When doctors ask them where their fathers are, the children shake their heads and say they are fighting. One small child said his father has been fighting for months and that he was wounded twice, most recently in the arm.
“Many of these children are sons of ISIL fighters. They are Libyans, but also Tunisians, Syrians, Iraqis, Nigerians. It’s hard to figure out which of them is a child of ISIL men or who comes from a family of trapped civilians,” Hamroush said. “But for us, nothing changes – we have to take care of these innocent children.”
Khaled Zowbat, who drives an ambulance for the field hospital, said that he had saved a five-year-old Egyptian child a few nights ago. Zowbat said the child – who was hungry, thirsty, and had not been washed for weeks – had witnessed the death of his parents during the battle.
“He told me: ‘My father and my mother went to heaven. Dad told me that [the Libyan soldiers fighting ISIL] are infidels and will go to hell.’ I am worried about them. The fate of these children will be a real tragedy.”
Women, some of whom are mothers of the rescued children, were interrogated before being taken to the Misrata prison at the air force compound. Libyan intelligence sources say the women have to be questioned to work out which of them might be dangerous.
One of the women being held is an 18-year-old from Tunisia, who declined to give her name. The woman, who has one son, claimed that her husband, a member of ISIL, had brainwashed her into going to Sirte and joining them.
Many of the women being held said they were abducted and used as sex slaves by ISIL. Adiam, a 25-year-old Eritrean woman, said she was kidnapped in Sudan and later given to a group of men who were ISIL fighters. She said one of them kept her in a house for six months, using her as a sex slave.
“He told me that my life belonged to him and that I just had to obey,” said Adiam as she cried inside a prison cell. “I was not his wife; I was like an object.
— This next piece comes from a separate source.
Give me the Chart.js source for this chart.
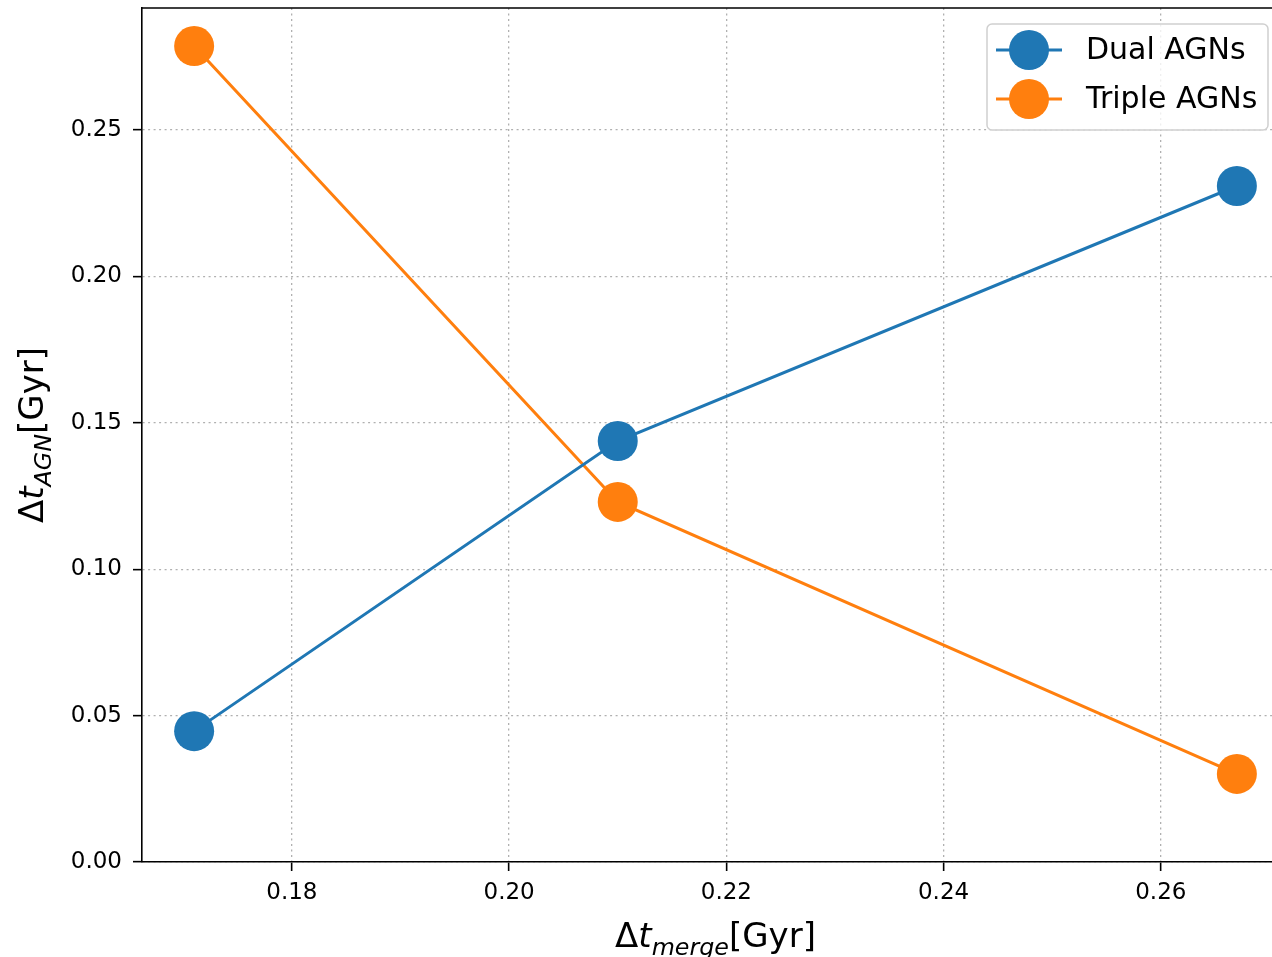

He kept me locked in a room and made of me what he wanted. He told me that my fate depended on his; if he died, I would die with him. I just wanted to escape poverty, and I found myself locked in a room, treated like an animal.”
Meanwhile, humanitarian organisations are facing major difficulties in delivering aid to civilians. “We must take care of 2,000 families who fled Sirte to Misrata last year, and we must also take care of the civilians who are coming now,” Salah Bowzareb, the emergency head of the Libyan Red Crescent in Misrata, told Al Jazeera.
“We have to find a solution for Eritrean women who were trapped inside, because they have been abused, but Libya cannot send them back, because they would be killed,” said Bowzareb.
“There is also a group of Filipina women working in Sirte. The soldiers have freed them but have to question them, and we are trying to contact their embassy.”
Bowzareb said that only the Libyan Red Crescent is providing humanitarian aid on the ground, and that they are in need of food, clothing and, above all, medicine.
“The other day we visited the prison where these women are detained. We brought some powdered milk for the children and a bit of medicine, but it is not enough,” he said.
“These women, and especially their children, need psychological support. [They] are deeply traumatised, and we cannot cope with all emergencies.”